>> START TASK INPUT

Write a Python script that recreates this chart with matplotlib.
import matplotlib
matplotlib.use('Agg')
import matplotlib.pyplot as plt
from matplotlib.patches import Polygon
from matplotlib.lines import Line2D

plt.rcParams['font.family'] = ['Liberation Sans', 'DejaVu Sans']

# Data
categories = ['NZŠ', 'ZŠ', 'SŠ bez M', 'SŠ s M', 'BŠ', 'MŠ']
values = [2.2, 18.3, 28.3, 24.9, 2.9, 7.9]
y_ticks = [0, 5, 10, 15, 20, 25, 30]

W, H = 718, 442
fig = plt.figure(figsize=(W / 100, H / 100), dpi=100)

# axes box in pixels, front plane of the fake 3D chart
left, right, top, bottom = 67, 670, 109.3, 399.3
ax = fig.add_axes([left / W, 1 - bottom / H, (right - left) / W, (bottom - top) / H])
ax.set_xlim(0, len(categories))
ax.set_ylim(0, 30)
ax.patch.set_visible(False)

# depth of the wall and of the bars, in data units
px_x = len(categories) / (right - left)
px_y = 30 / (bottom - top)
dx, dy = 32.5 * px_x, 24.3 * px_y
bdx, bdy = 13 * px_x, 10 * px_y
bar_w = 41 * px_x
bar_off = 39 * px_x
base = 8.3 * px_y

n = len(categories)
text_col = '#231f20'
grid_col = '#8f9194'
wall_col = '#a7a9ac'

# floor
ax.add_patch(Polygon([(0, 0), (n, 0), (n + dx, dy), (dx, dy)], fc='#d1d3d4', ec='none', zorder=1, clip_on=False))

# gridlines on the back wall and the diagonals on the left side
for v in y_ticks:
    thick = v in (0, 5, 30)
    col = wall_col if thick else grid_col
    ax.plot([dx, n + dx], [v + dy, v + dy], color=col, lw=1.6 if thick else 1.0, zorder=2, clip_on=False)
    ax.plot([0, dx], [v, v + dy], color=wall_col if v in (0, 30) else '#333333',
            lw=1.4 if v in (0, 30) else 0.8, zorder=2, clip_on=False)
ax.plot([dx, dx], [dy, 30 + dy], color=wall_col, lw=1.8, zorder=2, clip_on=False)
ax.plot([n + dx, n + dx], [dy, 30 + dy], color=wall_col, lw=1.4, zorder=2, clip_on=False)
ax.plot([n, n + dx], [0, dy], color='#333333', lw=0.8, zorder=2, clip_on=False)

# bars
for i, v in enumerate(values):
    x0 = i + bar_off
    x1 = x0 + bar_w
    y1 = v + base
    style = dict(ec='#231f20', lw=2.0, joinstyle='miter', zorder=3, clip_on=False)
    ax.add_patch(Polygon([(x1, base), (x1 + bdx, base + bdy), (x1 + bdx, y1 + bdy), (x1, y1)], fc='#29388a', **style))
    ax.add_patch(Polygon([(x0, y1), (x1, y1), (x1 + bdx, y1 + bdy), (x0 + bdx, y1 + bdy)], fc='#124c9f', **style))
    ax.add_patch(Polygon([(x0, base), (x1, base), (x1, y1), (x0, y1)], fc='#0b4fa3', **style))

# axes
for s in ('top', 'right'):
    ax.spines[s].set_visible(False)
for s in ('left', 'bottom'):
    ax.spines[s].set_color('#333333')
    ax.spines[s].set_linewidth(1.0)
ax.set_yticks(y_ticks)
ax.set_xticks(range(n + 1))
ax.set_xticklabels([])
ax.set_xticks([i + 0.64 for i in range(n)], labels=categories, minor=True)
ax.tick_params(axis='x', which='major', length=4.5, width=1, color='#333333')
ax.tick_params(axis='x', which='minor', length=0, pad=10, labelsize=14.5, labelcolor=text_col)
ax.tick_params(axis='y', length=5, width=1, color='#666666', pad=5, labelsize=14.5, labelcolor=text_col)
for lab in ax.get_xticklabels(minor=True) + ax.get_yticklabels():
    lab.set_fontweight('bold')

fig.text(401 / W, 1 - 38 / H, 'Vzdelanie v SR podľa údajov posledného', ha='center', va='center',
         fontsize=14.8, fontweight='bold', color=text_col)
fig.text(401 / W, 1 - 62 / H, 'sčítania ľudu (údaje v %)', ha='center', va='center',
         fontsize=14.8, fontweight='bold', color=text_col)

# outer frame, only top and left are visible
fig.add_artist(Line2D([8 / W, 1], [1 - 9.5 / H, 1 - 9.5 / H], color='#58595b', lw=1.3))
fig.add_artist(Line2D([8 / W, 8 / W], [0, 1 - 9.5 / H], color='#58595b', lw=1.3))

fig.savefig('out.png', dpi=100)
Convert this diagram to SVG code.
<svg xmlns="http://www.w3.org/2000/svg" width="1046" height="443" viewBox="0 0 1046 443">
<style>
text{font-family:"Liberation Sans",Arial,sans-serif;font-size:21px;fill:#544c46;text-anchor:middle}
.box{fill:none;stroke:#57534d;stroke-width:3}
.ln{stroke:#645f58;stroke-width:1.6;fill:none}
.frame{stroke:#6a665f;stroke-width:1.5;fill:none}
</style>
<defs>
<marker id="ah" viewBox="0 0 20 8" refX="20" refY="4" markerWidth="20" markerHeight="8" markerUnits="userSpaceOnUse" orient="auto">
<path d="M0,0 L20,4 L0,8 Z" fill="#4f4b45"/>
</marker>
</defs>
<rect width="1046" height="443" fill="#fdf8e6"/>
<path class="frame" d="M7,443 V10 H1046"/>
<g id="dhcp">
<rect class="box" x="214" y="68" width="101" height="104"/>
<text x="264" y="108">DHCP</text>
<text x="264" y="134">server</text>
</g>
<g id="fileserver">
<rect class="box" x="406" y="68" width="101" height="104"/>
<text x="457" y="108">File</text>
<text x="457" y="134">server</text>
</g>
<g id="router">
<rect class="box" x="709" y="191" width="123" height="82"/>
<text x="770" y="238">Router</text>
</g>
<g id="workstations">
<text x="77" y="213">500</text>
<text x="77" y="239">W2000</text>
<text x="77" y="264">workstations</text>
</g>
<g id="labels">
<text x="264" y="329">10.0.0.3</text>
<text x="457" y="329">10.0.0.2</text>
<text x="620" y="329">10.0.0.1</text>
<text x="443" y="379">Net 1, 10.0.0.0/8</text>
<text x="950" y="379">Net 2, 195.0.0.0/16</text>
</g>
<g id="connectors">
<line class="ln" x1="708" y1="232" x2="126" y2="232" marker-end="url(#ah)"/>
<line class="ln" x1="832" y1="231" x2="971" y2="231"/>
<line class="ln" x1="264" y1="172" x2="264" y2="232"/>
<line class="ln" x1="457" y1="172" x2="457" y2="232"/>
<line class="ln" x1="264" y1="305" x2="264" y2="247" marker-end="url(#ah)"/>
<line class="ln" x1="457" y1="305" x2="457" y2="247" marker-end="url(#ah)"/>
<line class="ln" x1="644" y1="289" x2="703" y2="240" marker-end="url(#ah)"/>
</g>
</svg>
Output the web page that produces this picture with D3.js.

>> END TASK INPUT

## THE REQUEST
Repeat word for word every line from the start of the entries to the line holding "fig = plt.figure(figsize=(W", inclusive, and nothing else.

## ANSWER TO THE PROBLEM
Write a Python script that recreates this chart with matplotlib.
import matplotlib
matplotlib.use('Agg')
import matplotlib.pyplot as plt
from matplotlib.patches import Polygon
from matplotlib.lines import Line2D

plt.rcParams['font.family'] = ['Liberation Sans', 'DejaVu Sans']

# Data
categories = ['NZŠ', 'ZŠ', 'SŠ bez M', 'SŠ s M', 'BŠ', 'MŠ']
values = [2.2, 18.3, 28.3, 24.9, 2.9, 7.9]
y_ticks = [0, 5, 10, 15, 20, 25, 30]

W, H = 718, 442
fig = plt.figure(figsize=(W / 100, H / 100), dpi=100)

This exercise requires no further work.